At the intermission of the Aurora Fox’s extraordinary production of “She Kills Monsters,” I texted friends, urging them to see this play.
It’s droll, witty and geeky in the best sense of the word, full of magical realism in the form of villains and scenarios familiar to “Dungeons & Dragons” fans. But you don’t have to be a gamer to love this show, which makes its regional premiere here.
The backstory is told in a clever prologue: Aggressively ordinary Agnes (Lilli Hokama) was never close with her eccentric younger sister, Tilly (Jenna Moll Reyes), who dies in a car crash that also claims the girls’ parents.
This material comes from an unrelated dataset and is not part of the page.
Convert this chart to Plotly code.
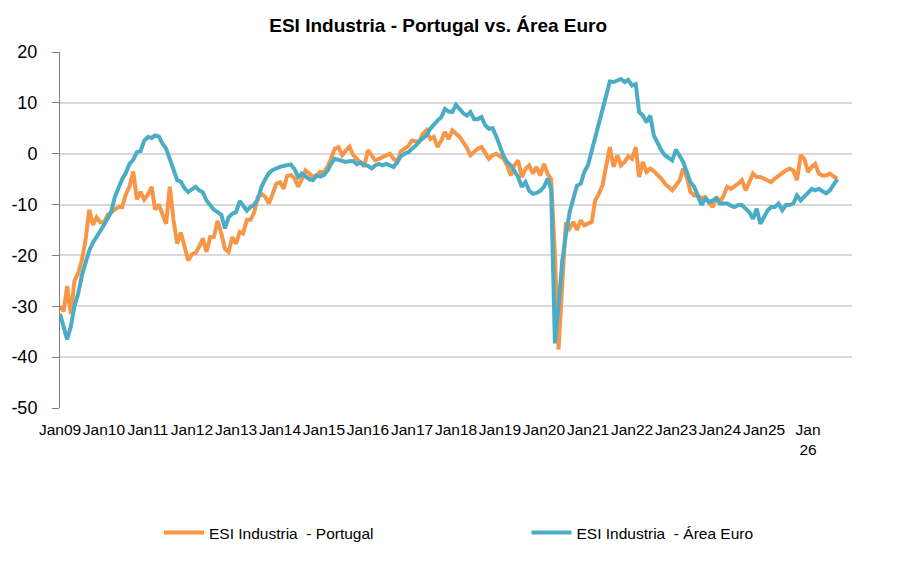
import pandas as pd
import plotly.graph_objects as go

# ESI Industria (saldo de respostas), mensal desde Jan 2009
portugal = [
    -30, -31, -26, -31.5, -25, -23.5, -21, -17, -11, -14, -12.5, -13.5,  # 2009
    -13.5, -12, -11.5, -11, -10.5, -10.5, -8, -6.5, -3.5, -9, -7.5, -9,  # 2010
    -8, -6.5, -11, -10, -12, -13.8, -6.5, -13, -17.7, -15.5, -18.3, -21,  # 2011
    -19.8, -19.5, -18.3, -16.7, -19.3, -16.4, -16.4, -13.2, -15.7, -18.7, -19.3, -16.4,  # 2012
    -17.7, -15.4, -15.7, -13, -13, -11.5, -8.5, -7.9, -8.5, -9.8, -7.9, -5.9,  # 2013
    -5.6, -6.9, -4.4, -4.2, -4.8, -6.5, -5, -3.3, -3.9, -4.6, -4.2, -3.6,  # 2014
    -3.6, -2.5, -1, 1, 1.3, -0.3, 0.6, 1.4, -0.3, -1, -1.8, -2.5,  # 2015
    0.7, -0.5, -1.3, -1, -0.6, -0.3, 0, -1, -1.6, 0.5, 1, 1.5,  # 2016
    2.6, 2.5, 2.3, 3.9, 4.6, 2.9, 3.3, 1.3, 2.6, 4.3, 2.9, 4.6,  # 2017
    4.0, 3.3, 2.3, 1.2, -0.3, 0.4, 1, 1.3, 0, -1, -0.3, 0,  # 2018
    -0.5, -1, -2.3, -4.3, -2.3, -1.3, -4.6, -3, -2.3, -3.9, -2.6, -4.3,  # 2019
    -2, -4, -5, -20, -38.5, -25, -13.5, -14.7, -13.4, -15, -13.1, -14.1,  # 2020
    -13.7, -13.4, -9.2, -7.9, -6.2, -2, 1.3, -2.6, -0.3, -2.3, -1.6, -0.5,  # 2021
    -1, 1.3, -4.6, -1.6, -3.6, -2.9, -3.4, -4.2, -4.9, -5.9, -6.6, -7.2,  # 2022
    -6.2, -5.2, -2.9, -4.6, -7.5, -8.2, -8.2, -8.8, -8.5, -9.5, -10.5, -8.5,  # 2023
    -9.5, -8.2, -6.5, -6.9, -6.5, -5.9, -5.2, -7.2, -5.6, -3.9, -4.6, -4.6,  # 2024
    -4.9, -5.3, -5.6, -4.9, -4.3, -3.8, -3.3, -2.9, -3.3, -5.2, -0.3, -1,  # 2025
    -3.6, -2.6, -2, -3.9, -4.3, -4.3, -3.9, -4.5, -4.9,  # 2026
]

area_euro = [
    -31.5, -34.5, -36.5, -34, -30, -27.5, -24, -21.5, -19, -17.5, -16.5, -15.2,  # 2009
    -14, -12.8, -11.5, -8.5, -6.5, -5, -3.8, -2, -1.2, 0.3, 0.5, 2.6,  # 2010
    3.3, 3.1, 3.6, 3.4, 2, 1, -1, -3, -5.2, -5.5, -6.8, -7.5,  # 2011
    -7, -6.5, -7.2, -7.6, -9.2, -10, -11, -11.5, -12, -14.7, -12.5, -11.8,  # 2012
    -11.5, -9.3, -10.3, -11.2, -10.5, -10, -9, -6.5, -5, -3.8, -3.2, -2.8,  # 2013
    -2.6, -2.4, -2.2, -2.1, -3.0, -4.6, -3.9, -4.5, -5, -5.2, -4.3, -4.5,  # 2014
    -4.2, -3.3, -2, -1, -1.3, -1.4, -1.6, -1.5, -1.4, -2.1, -1.7, -2.2,  # 2015
    -2.4, -2.9, -2.3, -2, -2.3, -2, -2.2, -2.6, -1.6, -0.5, 0, 0.3,  # 2016
    1.0, 1.6, 2.4, 2.9, 3.6, 4.9, 5.8, 6.5, 7.2, 8.8, 8.3, 8.2,  # 2017
    9.6, 8.6, 8, 7.5, 8.2, 6.8, 6.8, 7.2, 5.6, 4.9, 5, 3.4,  # 2018
    1.2, -0.5, -1.6, -2.3, -3.4, -4.6, -6.5, -5.6, -7.3, -7.9, -7.7, -7.3,  # 2019
    -6.5, -4.9, -7, -37.3, -30, -21, -16, -11.5, -8.8, -6.3, -5.9, -3.6,  # 2020
    -2.2, 0.5, 3.5, 6.2, 8.5, 11, 14.2, 14.1, 14.4, 14.7, 14.1, 14.5,  # 2021
    13.4, 13.7, 8.2, 7.5, 6.2, 7.5, 3.6, 2.0, 0.7, -0.3, -0.8, -1.3,  # 2022
    0.8, -0.5, -1.6, -3.6, -5.6, -6.5, -8.5, -10.1, -8.8, -9.5, -9.2, -8.8,  # 2023
    -9.8, -9.8, -9.8, -10.2, -10.5, -10.1, -10.1, -10.8, -11.5, -12.8, -10.8, -13.8,  # 2024
    -12.4, -11.1, -10.5, -10.5, -9.8, -11.1, -10.1, -10.1, -9.8, -8.2, -9.2, -8.5,  # 2025
    -7.8, -6.9, -7.2, -6.9, -7.4, -7.8, -7.2, -5.9, -5.0,  # 2026
]

datas = pd.date_range("2009-01-01", periods=len(portugal), freq="MS")

# etiquetas anuais do eixo
anos = pd.date_range("2009-01-01", "2026-01-01", freq="YS")
etiquetas = [f"Jan{a % 100:02d}" for a in anos.year[:-1]] + ["Jan<br>26"]
marcas = pd.date_range("2009-01-01", "2027-01-01", freq="6MS")
valores_y = list(range(-50, 21, 10))
etiquetas_y = [str(v) for v in valores_y]  # hifen simples, como no original

fonte = "Liberation Sans, Arial"
laranja = "#F79646"
azul = "#4BACC6"

fig = go.Figure()
fig.add_trace(go.Scatter(x=datas, y=portugal, mode="lines",
                         name="ESI Industria\u00a0 - Portugal",
                         line=dict(color=laranja, width=4), legend="legend"))
fig.add_trace(go.Scatter(x=datas, y=area_euro, mode="lines",
                         name="ESI Industria\u00a0 - Área Euro",
                         line=dict(color=azul, width=4), legend="legend2"))

rng = ["2009-01-01", "2027-01-01"]
leg = dict(orientation="h", xanchor="left", y=-0.351, yanchor="middle",
           font=dict(size=15.5), bgcolor="rgba(0,0,0,0)", itemwidth=40)
# a página tem 8px de margem no body, por isso a figura é 8px mais pequena
fig.update_layout(
    width=900, height=574,
    paper_bgcolor="white", plot_bgcolor="white",
    margin=dict(l=52, r=56, t=44, b=174, autoexpand=False),
    font=dict(family=fonte, size=16, color="black"),
    title=dict(text="<b>ESI Industria - Portugal vs. Área Euro</b>",
               x=0.478, xref="container", xanchor="center",
               y=0.970, yref="container", yanchor="middle",
               font=dict(size=19, family=fonte)),
    xaxis=dict(type="date", range=rng, showgrid=False, showline=False,
               zeroline=False, tickvals=anos, ticktext=etiquetas,
               tickangle=0, ticks="outside", ticklen=7, tickcolor="white",
               tickfont=dict(size=15.5), automargin=False),
    xaxis2=dict(type="date", range=rng, overlaying="x", anchor="free",
                position=50 / 70, side="bottom", showgrid=False,
                showline=True, linecolor="black", linewidth=1,
                tickvals=marcas, ticks="outside", ticklen=5,
                tickcolor="black", showticklabels=False, zeroline=False),
    yaxis=dict(range=[-50, 20], tickvals=valores_y, ticktext=etiquetas_y,
               showgrid=True, gridcolor="#d9d9d9", gridwidth=1.5,
               zeroline=False, showline=True, linecolor="#7f7f7f",
               linewidth=1, ticks="outside", ticklen=7, tickcolor="#7f7f7f",
               ticklabelstandoff=11, tickfont=dict(size=18), automargin=False),
    legend=dict(leg, x=0.125),
    legend2=dict(leg, x=0.589),
    showlegend=True,
)

fig.write_html("out.html")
Alone, Agnes starts packing up her sister’s room, preparing to move in with her somewhat unlikable boyfriend Miles (Anthony Bianco). Chastising herself for failing to be closer to Tilly, Agnes stumbles upon a “Dungeons & Dragons” scenario that Tilly wrote before her death.
What better way to understand Tilly than by playing the game she wrote? In the process, Agnes meets an affable dungeon master named Chuck (Jordan Doll) and tentatively embarks on an adventure that reveals Tilly as a celebrated D&D player — a powerful level-20 Paladin — who dominates her virtual world.
And what a rich world it is! There is bad-boy Orcus, Overlord of the Underworld (Josh Archer). There are menacing Bugbears. There’s a malignant, gelatinous cube. There be dragons.
Worse, there are Mean Girls — Evil Gabbi (Kyra Lindsay) and Evil Tina (Ilasiea Gray) — with demonic powers as vicious as their cutting words. But are they a match for Tilly and her sword-wielding, role-playing allies — Kaliope (Katie Cross) and Lilith (Lisa Ann Gaylord)?
Initially, Agnes is aloof. She refuses to adopt a role-playing costume or name, so she becomes known as Agnes — Agnes the A—Hatted, after Kaliope and Lilith misunderstand an insult Tilly tosses at her unadventurous sister.
The story plunges so deeply into the game that it’s a little disconcerting when Agnes pulls back, as she must, into her life as a teacher, and Lilith becomes Lilly, a conflicted high school student, and The Beholder (Courtney Esser) morphs into Vera, a guidance counselor at Agnes’s school.
But the seismic shift from the game to the real world is right in line with the D&D universe, a place that tempts fans to linger as they learn more about one another’s stories with each roll of the dice.
That’s just as true for Agnes, who is learning things about her sister that she’d never imagined. Torn between the shock of discovery, grief at losing this complicated sister, and her own growing addiction to the game, Agnes spends more and more time with Chuck the dungeon master.
The D&D vocabulary, along with amusing 1990s pop-culture references, helps leaven the story. Boyfriend Miles assumes that Agnes is tangled in a kinky sex scene. How does Miles not know that being a D&D player is a better guarantee of virginity than wearing a purity ring?
As D&D players know, the story is driven by the dungeon master/narrator, which has some downsides in the form of the occasional clunky line. (If you disliked the “Star Wars” movies because of the scripts, you won’t like “She Kills Monsters.” Otherwise, you’ll overlook the clunkers.)
There are exceptional special effects and a lot of flashy swordplay. Director Geoffrey Kent choreographed the fight scenes; Piper Lindsay Arpan choreographed the dance scenes.
“She Kills Monsters” is a brilliant collaborative effort, and the ultimate date night for gamer couples — or gamers whose partners want a better grasp of the obsession.